Whilst Easter has religious roots which translate around the world, modern traditions in the UK focus primarily on treating children to an abundance of chocolate products; and with characters such as the Easter bunny taking centre stage, the traditional meaning of the holiday can end up somewhat lost. Around Europe, there are plenty of different takes on the holiday, so we’ve picked out a few highlights from around the continent.
In Finland, bonfires are set alight throughout the country. Whilst you may assume this is to keep the cold at bay, its actual purpose is to pay homage to Nordic belief that fire drives away witches that fly around on broomsticks between Good Friday and Easter Sunday. Alongside this witchcraft themed tradition, children have also been known to put soot over their faces, carry broomsticks and bunches of willow twigs, and go begging in the street – which all sounds familiarly like a British Halloween.
The tradition of ‘Smingus-Dyngus’ is rather bizarre practice of pouring water over one another. People will throw buckets of water and use squirt guns to drench each other; which allegedly originates from the baptism of the Polish prince Mieszko on Easter Monday in 966 AD.
In the small town of Haux in South Eastern France, the population will cook and serve a giant omelette in the town’s main square, using around 4,500 eggs meaning it has the capability to feed up to 1,000 people. The tradition is said to derive from a story about Napoleon, who allegedly travelled through southern France with his army and stopped in the small town to eat. Napoleon enjoyed the omelettes so much he ordered the town to serve his army a giant one the following day.
On the morning of Holy Saturday, the unusually destructive tradition of ‘pot throwing’ takes place in Corfu. People will throw pots, pans and other crockery out of their windows, so you might want to make sure you watch out when walking around town this time of year! The origins of this tradition are somewhat hazy, with some saying the custom derives from the people of Venice, who on New Year’s Day used to throw out old items. A more timely and relatable belief however, is that the smashing of pots welcomes spring, symbolizing the new crops that will be gathered in the pots.
Over the Easter period in the Italian capital of Rome, Easter takes on a huge role. With the religious sovereignty that is the Vatican located inside the city walls, it’s hardly surprising to hear that the weekend celebrations have a huge impact.
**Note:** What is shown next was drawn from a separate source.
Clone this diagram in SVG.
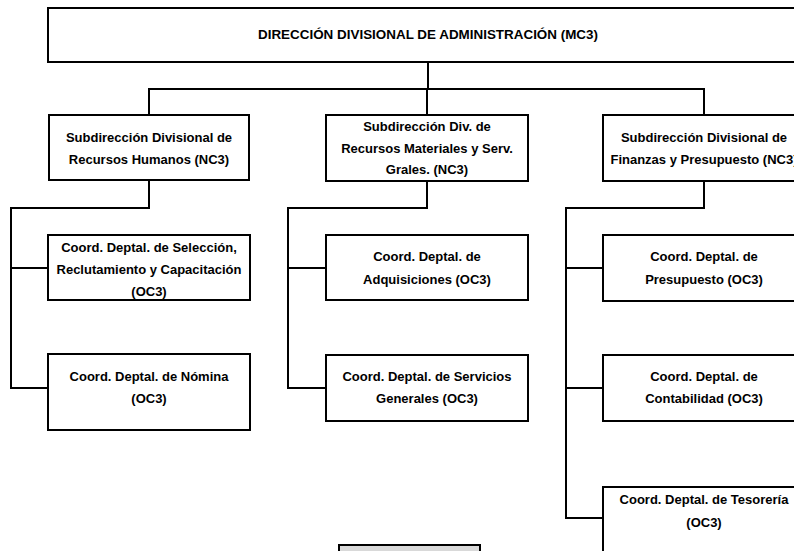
<svg xmlns="http://www.w3.org/2000/svg" width="794" height="551" viewBox="0 0 794 551">
<style>
.box{fill:#ffffff;stroke:#000000;stroke-width:2}
.gray{fill:#d9d9d9;stroke:#000000;stroke-width:2}
.t{font-family:"Liberation Sans",Arial,sans-serif;font-size:13px;font-weight:bold;fill:#000000;text-anchor:middle}
.tt{font-family:"Liberation Sans",Arial,sans-serif;font-size:12px;font-weight:bold;fill:#000000;text-anchor:middle}
.c{fill:none;stroke:#000000;stroke-width:2}
</style>
<rect width="794" height="551" fill="#ffffff"/>
<g id="connectors">
<line class="c" x1="428" y1="62" x2="428" y2="89" stroke-width="1.5"/>
<polyline class="c" points="149,115 149,89 704,89 704,115"/>
<line class="c" x1="427" y1="89" x2="427" y2="115"/>
<polyline class="c" points="149,180 149,208 11,208 11,388 48,388"/>
<line class="c" x1="11" y1="268" x2="48" y2="268"/>
<polyline class="c" points="427,181 427,208 288,208 288,388 326,388"/>
<line class="c" x1="288" y1="268" x2="326" y2="268"/>
<polyline class="c" points="704,181 704,208 566,208 566,518 603,518"/>
<line class="c" x1="566" y1="268" x2="603" y2="268"/>
<line class="c" x1="566" y1="388" x2="603" y2="388"/>
</g>
<g id="n-direccion">
<rect class="box" x="48" y="8" width="762" height="54"/>
<text class="tt" x="428" y="39" textLength="340" lengthAdjust="spacingAndGlyphs">DIRECCIÓN DIVISIONAL DE ADMINISTRACIÓN (MC3)</text>
</g>
<g id="n-rh">
<rect class="box" x="49" y="115" width="200" height="65"/>
<text class="t" x="149" y="142">Subdirección Divisional de</text>
<text class="t" x="149" y="164">Recursos Humanos (NC3)</text>
</g>
<g id="n-rm">
<rect class="box" x="326" y="115" width="202" height="66"/>
<text class="t" x="427" y="131">Subdirección Div. de</text>
<text class="t" x="427" y="153">Recursos Materiales y Serv.</text>
<text class="t" x="427" y="174">Grales. (NC3)</text>
</g>
<g id="n-fp">
<rect class="box" x="603" y="115" width="202" height="66"/>
<text class="t" x="704" y="142">Subdirección Divisional de</text>
<text class="t" x="704" y="164">Finanzas y Presupuesto (NC3)</text>
</g>
<g id="n-seleccion">
<rect class="box" x="48" y="235" width="202" height="65"/>
<text class="t" x="149" y="252">Coord. Deptal. de Selección,</text>
<text class="t" x="149" y="274">Reclutamiento y Capacitación</text>
<text class="t" x="149" y="296">(OC3)</text>
</g>
<g id="n-nomina">
<rect class="box" x="48" y="354" width="202" height="76"/>
<text class="t" x="149" y="381">Coord. Deptal. de Nómina</text>
<text class="t" x="149" y="403">(OC3)</text>
</g>
<g id="n-adquisiciones">
<rect class="box" x="326" y="235" width="202" height="65"/>
<text class="t" x="427" y="261">Coord. Deptal. de</text>
<text class="t" x="427" y="284">Adquisiciones (OC3)</text>
</g>
<g id="n-servicios">
<rect class="box" x="326" y="355" width="202" height="66"/>
<text class="t" x="427" y="381">Coord. Deptal. de Servicios</text>
<text class="t" x="427" y="403">Generales (OC3)</text>
</g>
<g id="n-presupuesto">
<rect class="box" x="603" y="235" width="202" height="66"/>
<text class="t" x="704" y="261">Coord. Deptal. de</text>
<text class="t" x="704" y="284">Presupuesto (OC3)</text>
</g>
<g id="n-contabilidad">
<rect class="box" x="603" y="355" width="202" height="66"/>
<text class="t" x="704" y="381">Coord. Deptal. de</text>
<text class="t" x="704" y="403">Contabilidad (OC3)</text>
</g>
<g id="n-tesoreria">
<rect class="box" x="603" y="487" width="202" height="80"/>
<text class="t" x="704" y="504">Coord. Deptal. de Tesorería</text>
<text class="t" x="704" y="527">(OC3)</text>
</g>
<g id="n-gray">
<rect class="gray" x="339" y="545" width="141" height="20"/>
</g>
</svg>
On Good Friday the Pope commemorates the Via Crucis, meaning ‘Way of the Cross’, at the Coliseum, where a huge cross is raised with burning torches illuminating the sky. The 14 Stations of the Cross are described in several languages by the Pope. Thousands of visitors from all around the world gather in St.Peter’s Square to await the pope’s blessing from the church’s balcony; this is described as ‘Urbi etorbi’ meaning ‘to the city and the world’.
If you ever find yourself in the Spanish town of Verges over the Easter period, you may be left thinking you’re experiencing Halloween as opposed to Easter. Over the weekend the townspeople of Verges begin their Easter traditions on Holy Thursday with the ‘dansa de la mort’ or ‘macabre death dance’. People will re-enact scenes from a play entitled The Passion, which includes dressing as skeletons and proceeding to parade and dance through the streets at night. The macabre dance begins at midnight and continues for 3 hours into the night.